Where is this supposed return of energy they (*they* being the lying bitches well meaning but misinformed ladies who wrote What to Expect When You’re Expecting) tell me happens in the second trimester? I am a week into the second trimester and almost fell asleep into my gnocchi tonight.
Talking about WTEWYE, I loathe WTEWYE, and only still read it because it is living under my bed where I threw it 6 years ago. Sometimes I am too tired to leave my bed and look for better reading material.
Gems of wisdom from WTEWYE:
1. The best-odds diet. The authors tell you that, since you wouldn’t give your baby a doughnut, you shouldn’t eat one yourself. Does that mean I should consider a diet of breast milk for the duration of my pregnancy, since that is all I plan to feed my baby? No, they don’t recommend that. They do recommend nothing but fruits and veggies, meat and whole grains. We pregnant women should not allow white bread, white rice, white pasta, sweets or fried food of any kind into our homes in case we may be tempted to allow it to pass our lips and poisen our fetuses. We can cheat on a minor treat like frozen yogurt once a week or so, and a real treat like the ever evil doughnut once a month…but ONLY if we wont over-indulge as a result of allowing ourselves to cheat. If we do not follow these rules, our babies will be hideously malformed and it will be our fault for succumbing to the temptation of the Oreo cookie (okay, they don’t say that…but they imply it).
2. We should relax in the evenings, keep our feet up and take it easy. But exercise. Because we have all mastered the trick of exercising while keeping our feet up and relaxing during our only free time.
3. One’s husband’s closet is the best source for maternity clothes. Sure, because all men are bigger than their hugely pregnant wives, right? My man is 6″1 and 165lb soaking wet…I can barely wear his clothes (except his baggy sweats, but yuck, who’d want to?) when I am not pregnant!
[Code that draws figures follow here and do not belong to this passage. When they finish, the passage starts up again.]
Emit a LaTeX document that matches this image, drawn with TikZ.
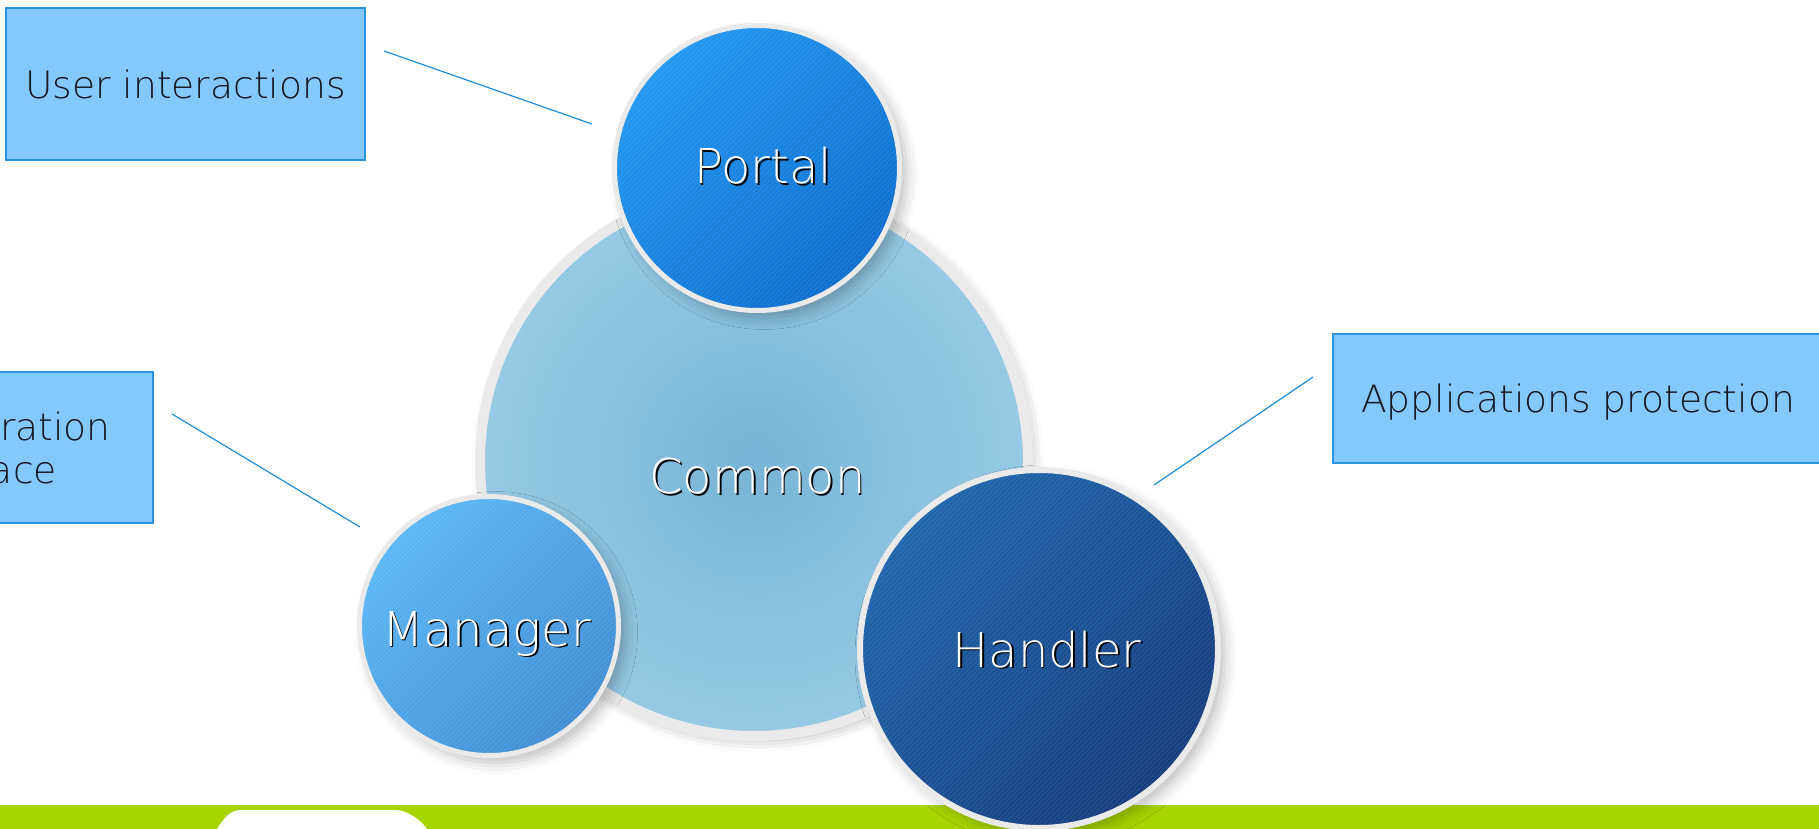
\documentclass[tikz,border=0pt]{standalone}
\usepackage{fontspec}
\newfontfamily\thinfont{DejaVu Sans ExtraLight}
\usetikzlibrary{shadows.blur}

\definecolor{boxfill}{HTML}{84C9FD}
\definecolor{boxline}{HTML}{2A93E0}
\definecolor{wireblue}{HTML}{1E8EE0}
\definecolor{textdark}{HTML}{16161E}
\definecolor{ringgray}{HTML}{EAEAEA}
\definecolor{barlime}{HTML}{A8D400}
\definecolor{commonin}{HTML}{78B4D6}
\definecolor{commonout}{HTML}{96CAE4}
\definecolor{portalA}{HTML}{2298F2}
\definecolor{portalB}{HTML}{0F6ECF}
\definecolor{managerA}{HTML}{5CB8F6}
\definecolor{managerB}{HTML}{428ED3}
\definecolor{handlerA}{HTML}{2066AC}
\definecolor{handlerB}{HTML}{163D7E}

% white label with a dark drop shadow
\newcommand\glowtext[1]{\makebox[0pt][l]{\hspace{1.8pt}\raisebox{-1.8pt}{\textcolor{black}{#1}}}\textcolor{white}{#1}}

\tikzset{
  infobox/.style={draw=boxline, fill=boxfill, line width=1.2pt, text=textdark, text depth=0pt,
    font=\thinfont\fontsize{37.6}{43}\selectfont, align=center, inner sep=0pt},
  wire/.style={wireblue, line width=1.2pt},
  bubble/.style={circle, draw=ringgray, inner sep=0pt,
    blur shadow={shadow xshift=7pt, shadow yshift=-7pt, shadow blur radius=12pt, shadow opacity=25}},
  stripes/.style={path picture={
    \foreach \k in {-500,-495,...,500}
      \draw[white, opacity=0.09, line width=0.8pt]
        ([xshift=\k pt]path picture bounding box.south west) -- ++(500pt,500pt);}},
  caption/.style={inner sep=0pt, font=\thinfont\fontsize{48}{56}\selectfont},
}

\begin{document}
\begin{tikzpicture}[x=1pt, y=-1pt] % one unit = one pixel, y downwards
    \useasboundingbox (0,0) rectangle (1819,829);
    \clip (0,0) rectangle (1819,829);

    % Bottom bar
    \fill[barlime] (0,805) rectangle (1819,829);
    \fill[white] (217,829) .. controls (224,818) and (230,810) .. (241,810) -- (395,810)
        .. controls (406,810) and (419,818) .. (427,829) -- cycle;

    % Callout boxes
    \node[infobox, minimum width=359, minimum height=152] (users) at (185.5,84) {User interactions};
    \node[infobox, minimum width=360, minimum height=151] (admin) at (-27,447.5) {Administration\\interface};
    \node[infobox, minimum width=490, minimum height=129] (apps) at (1578,398.5) {Applications protection};

    % Callout lines
    \coordinate (usersA) at (384,51);  \coordinate (usersB) at (592,124);
    \coordinate (adminA) at (172,414); \coordinate (adminB) at (360,527);
    \coordinate (appsA) at (1313,377); \coordinate (appsB) at (1154,485);
    \draw[wire] (usersA) -- (usersB);
    \draw[wire] (adminA) -- (adminB);
    \draw[wire] (appsA) -- (appsB);

    % Components
    \node[bubble, line width=10pt, minimum size=548, inner color=commonin, outer color=commonout,
        blur shadow={shadow xshift=4pt, shadow yshift=-4pt, shadow opacity=15}] (common) at (754,462) {};
    \node[caption] (commontext) at (757.5,477) {\glowtext{Common}};
    \node[bubble, line width=5pt, minimum size=285, top color=portalA, bottom color=portalB,
        shading angle=45, stripes] (portal) at (757,168) {};
    \node[caption] (portaltext) at (763,167) {\glowtext{Portal}};
    \node[bubble, line width=5pt, minimum size=259, top color=managerA, bottom color=managerB,
        shading angle=45, stripes] (manager) at (489,626) {};
    \node[caption] (managertext) at (486.5,634.5) {\glowtext{Manager}};
    \node[bubble, line width=6pt, minimum size=358, top color=handlerA, bottom color=handlerB,
        shading angle=45, stripes] (handler) at (1039,649) {};
    \node[caption] (handlertext) at (1047,650) {\glowtext{Handler}};
\end{tikzpicture}
\end{document}
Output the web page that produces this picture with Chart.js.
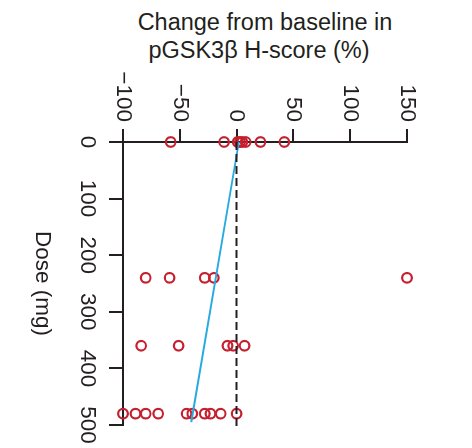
<!DOCTYPE html>
<html>
<head>
<meta charset="utf-8">
<script src="https://cdn.jsdelivr.net/npm/chart.js@4.4.0/dist/chart.umd.min.js"></script>
<style>
html, body { margin: 0; padding: 0; background: #fff; }
body { width: 472px; height: 448px; position: relative; overflow: hidden; font-family: "Liberation Sans", Arial, sans-serif; }
#title { position: absolute; left: 0; top: 9px; width: 530px; text-align: center; font-size: 23.5px; line-height: 27.6px; color: #231f20; }
#title span { position: relative; left: -6px; }
#wrap { position: absolute; left: 0; top: 0; width: 386px; height: 472px; transform-origin: 0 0; transform: translate(472px, 62px) rotate(90deg); }
</style>
</head>
<body>
<div id="title">Change from baseline in<br><span>pGSK3β H-score (%)</span></div>
<div id="wrap"><canvas id="doseChart" width="386" height="472"></canvas></div>
<script>
// dose groups and % change per patient
const doseLevels = [0, 240, 360, 480];
const changeAt0 = [-58, -11, 1, 3, 5, 8, 21, 42];
const changeAt240 = [-80, -59, -28, -20, 150];
const changeAt360 = [-84, -51, -8, -3, 7];
const changeAt480 = [-100, -89, -80, -69, -44, -39, -28, -23, -14, 0];

// fitted line and zero reference
const fitDose = [0, 495];
const fitChange = [2, -40];
const refDose = [0, 505];
const refChange = [0, 0];

const doseTicks = [0, 100, 200, 300, 400, 500];
const changeTicks = [-100, -50, 0, 50, 100, 150];

const ink = '#231f20';
const labelFont = { family: '"Liberation Sans", Arial, sans-serif', size: 22.5 };

const groups = [changeAt0, changeAt240, changeAt360, changeAt480];
let points = [];
groups.forEach((vals, i) => {
    vals.forEach(v => points.push({ x: doseLevels[i], y: v }));
});

const toXY = (xs, ys) => xs.map((x, i) => ({ x: x, y: ys[i] }));

const ctx = document.querySelector('#doseChart');

new Chart(ctx, {
    type: 'scatter',
    data: {
        datasets: [{
            data: toXY(refDose, refChange),
            showLine: true,
            borderColor: ink,
            borderWidth: 2,
            borderDash: [8, 4],
            pointRadius: 0,
            clip: false
        }, {
            data: toXY(fitDose, fitChange),
            showLine: true,
            borderColor: '#27a9e1',
            borderWidth: 2,
            pointRadius: 0,
            clip: false
        }, {
            data: points,
            pointRadius: 4.8,
            pointBorderWidth: 2.2,
            borderColor: '#c4202f',
            backgroundColor: 'rgba(0,0,0,0)',
            clip: false
        }]
    },
    options: {
        responsive: false,
        devicePixelRatio: 1,
        animation: false,
        layout: { padding: { top: 65, right: 23, left: 0, bottom: 0 } },
        plugins: { legend: { display: false }, tooltip: { enabled: false } },
        scales: {
            x: {
                type: 'linear',
                position: 'bottom',
                min: 0,
                max: 500,
                afterBuildTicks: s => { s.ticks = doseTicks.map(v => ({ value: v })); },
                afterFit: s => { s.height = 123; s.paddingLeft = 0; s.paddingRight = 0; },
                grid: { drawOnChartArea: false, color: ink, lineWidth: 2, tickLength: 14 },
                border: { color: ink, width: 2 },
                ticks: { color: ink, font: labelFont, padding: 8, maxRotation: 0, autoSkip: false },
                title: { display: true, text: 'Dose (mg)', color: ink, font: labelFont, padding: { top: 0, bottom: 29 } }
            },
            y: {
                type: 'linear',
                min: -100,
                max: 150,
                afterBuildTicks: s => { s.ticks = changeTicks.map(v => ({ value: v })); },
                afterFit: s => { s.width = 80; s.paddingTop = 0; s.paddingBottom = 0; },
                grid: { drawOnChartArea: false, color: ink, lineWidth: 2, tickLength: 13 },
                border: { color: ink, width: 2 },
                ticks: {
                    color: ink, font: labelFont, padding: 7,
                    callback: v => String(v).replace('-', '\u2212')
                }
            }
        }
    }
});
</script>
</body>
</html>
My real vitriol for the WTE series comes from the What to Expect for Toddler Years book though. The first question is about Breastfeeding after 1. The author’s response, essentially, is *Some mothers BF their toddlers and if you want to fine, but here are 10 reasons it is not a great idea.* As a proud nurser of the girl for over 2 years, (as is recommended by all major pediatric medical associations), I stopped reading right there and made a nice warm bonfire with the toddler book.
WTEWYE remains under my bed though, to remind me to avoid the evilness of the Reese Peanut Butter cup.